[INFORMATION SUPPLIED]
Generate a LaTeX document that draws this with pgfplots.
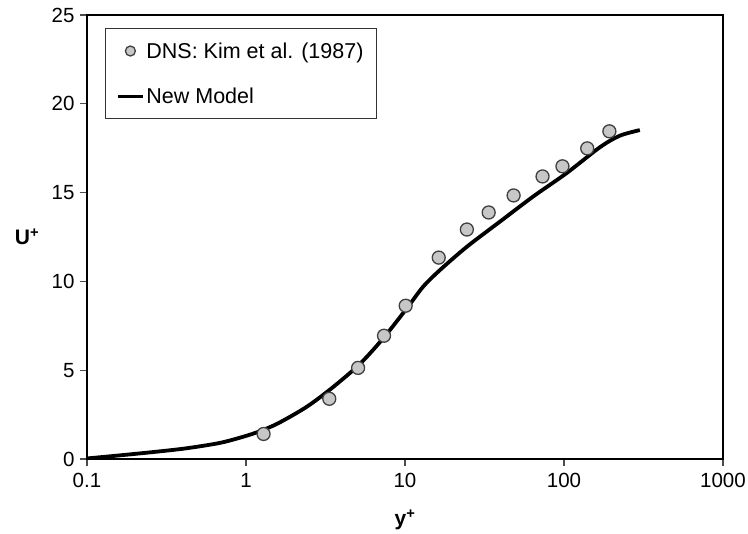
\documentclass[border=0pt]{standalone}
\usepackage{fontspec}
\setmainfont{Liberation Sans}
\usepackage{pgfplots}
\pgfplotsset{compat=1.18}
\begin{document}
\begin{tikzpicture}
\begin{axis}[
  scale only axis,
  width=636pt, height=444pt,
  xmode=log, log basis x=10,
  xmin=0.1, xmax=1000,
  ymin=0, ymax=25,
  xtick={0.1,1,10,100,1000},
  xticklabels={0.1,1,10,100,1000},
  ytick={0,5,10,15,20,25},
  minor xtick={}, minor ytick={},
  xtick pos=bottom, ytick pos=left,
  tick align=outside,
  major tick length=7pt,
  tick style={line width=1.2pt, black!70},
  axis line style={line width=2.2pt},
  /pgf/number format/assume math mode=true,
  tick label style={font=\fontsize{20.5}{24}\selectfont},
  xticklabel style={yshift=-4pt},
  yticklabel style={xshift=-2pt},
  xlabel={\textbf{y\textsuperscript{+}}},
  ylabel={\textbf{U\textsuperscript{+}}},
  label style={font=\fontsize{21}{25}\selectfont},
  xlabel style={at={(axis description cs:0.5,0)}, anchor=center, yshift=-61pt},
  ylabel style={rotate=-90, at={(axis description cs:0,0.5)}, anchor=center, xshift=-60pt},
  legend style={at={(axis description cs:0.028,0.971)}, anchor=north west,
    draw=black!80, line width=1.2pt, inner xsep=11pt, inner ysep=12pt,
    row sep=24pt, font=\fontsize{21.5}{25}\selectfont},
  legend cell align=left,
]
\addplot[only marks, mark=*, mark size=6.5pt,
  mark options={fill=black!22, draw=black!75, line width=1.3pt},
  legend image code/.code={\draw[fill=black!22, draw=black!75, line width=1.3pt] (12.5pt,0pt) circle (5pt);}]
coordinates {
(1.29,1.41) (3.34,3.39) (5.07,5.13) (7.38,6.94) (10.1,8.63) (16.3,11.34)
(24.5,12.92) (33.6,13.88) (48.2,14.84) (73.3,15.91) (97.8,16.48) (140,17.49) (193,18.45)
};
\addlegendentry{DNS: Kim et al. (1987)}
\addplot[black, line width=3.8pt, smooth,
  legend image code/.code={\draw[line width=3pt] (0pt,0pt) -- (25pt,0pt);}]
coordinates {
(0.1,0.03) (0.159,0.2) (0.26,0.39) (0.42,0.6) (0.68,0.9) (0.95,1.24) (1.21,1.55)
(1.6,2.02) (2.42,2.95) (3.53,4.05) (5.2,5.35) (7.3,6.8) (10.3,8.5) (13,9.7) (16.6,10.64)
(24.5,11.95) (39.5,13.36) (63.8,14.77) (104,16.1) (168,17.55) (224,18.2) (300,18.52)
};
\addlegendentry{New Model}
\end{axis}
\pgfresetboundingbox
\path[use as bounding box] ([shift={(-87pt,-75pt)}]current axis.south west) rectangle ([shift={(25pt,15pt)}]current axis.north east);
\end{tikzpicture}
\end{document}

[WHAT IS BEING ASKED]
Transcribe the full listing character for character. Pictures are excluded.

[REPLY]
Generate a LaTeX document that draws this with pgfplots.
\documentclass[border=0pt]{standalone}
\usepackage{fontspec}
\setmainfont{Liberation Sans}
\usepackage{pgfplots}
\pgfplotsset{compat=1.18}
\begin{document}
\begin{tikzpicture}
\begin{axis}[
  scale only axis,
  width=636pt, height=444pt,
  xmode=log, log basis x=10,
  xmin=0.1, xmax=1000,
  ymin=0, ymax=25,
  xtick={0.1,1,10,100,1000},
  xticklabels={0.1,1,10,100,1000},
  ytick={0,5,10,15,20,25},
  minor xtick={}, minor ytick={},
  xtick pos=bottom, ytick pos=left,
  tick align=outside,
  major tick length=7pt,
  tick style={line width=1.2pt, black!70},
  axis line style={line width=2.2pt},
  /pgf/number format/assume math mode=true,
  tick label style={font=\fontsize{20.5}{24}\selectfont},
  xticklabel style={yshift=-4pt},
  yticklabel style={xshift=-2pt},
  xlabel={\textbf{y\textsuperscript{+}}},
  ylabel={\textbf{U\textsuperscript{+}}},
  label style={font=\fontsize{21}{25}\selectfont},
  xlabel style={at={(axis description cs:0.5,0)}, anchor=center, yshift=-61pt},
  ylabel style={rotate=-90, at={(axis description cs:0,0.5)}, anchor=center, xshift=-60pt},
  legend style={at={(axis description cs:0.028,0.971)}, anchor=north west,
    draw=black!80, line width=1.2pt, inner xsep=11pt, inner ysep=12pt,
    row sep=24pt, font=\fontsize{21.5}{25}\selectfont},
  legend cell align=left,
]
\addplot[only marks, mark=*, mark size=6.5pt,
  mark options={fill=black!22, draw=black!75, line width=1.3pt},
  legend image code/.code={\draw[fill=black!22, draw=black!75, line width=1.3pt] (12.5pt,0pt) circle (5pt);}]
coordinates {
(1.29,1.41) (3.34,3.39) (5.07,5.13) (7.38,6.94) (10.1,8.63) (16.3,11.34)
(24.5,12.92) (33.6,13.88) (48.2,14.84) (73.3,15.91) (97.8,16.48) (140,17.49) (193,18.45)
};
\addlegendentry{DNS: Kim et al. (1987)}
\addplot[black, line width=3.8pt, smooth,
  legend image code/.code={\draw[line width=3pt] (0pt,0pt) -- (25pt,0pt);}]
coordinates {
(0.1,0.03) (0.159,0.2) (0.26,0.39) (0.42,0.6) (0.68,0.9) (0.95,1.24) (1.21,1.55)
(1.6,2.02) (2.42,2.95) (3.53,4.05) (5.2,5.35) (7.3,6.8) (10.3,8.5) (13,9.7) (16.6,10.64)
(24.5,11.95) (39.5,13.36) (63.8,14.77) (104,16.1) (168,17.55) (224,18.2) (300,18.52)
};
\addlegendentry{New Model}
\end{axis}
\pgfresetboundingbox
\path[use as bounding box] ([shift={(-87pt,-75pt)}]current axis.south west) rectangle ([shift={(25pt,15pt)}]current axis.north east);
\end{tikzpicture}
\end{document}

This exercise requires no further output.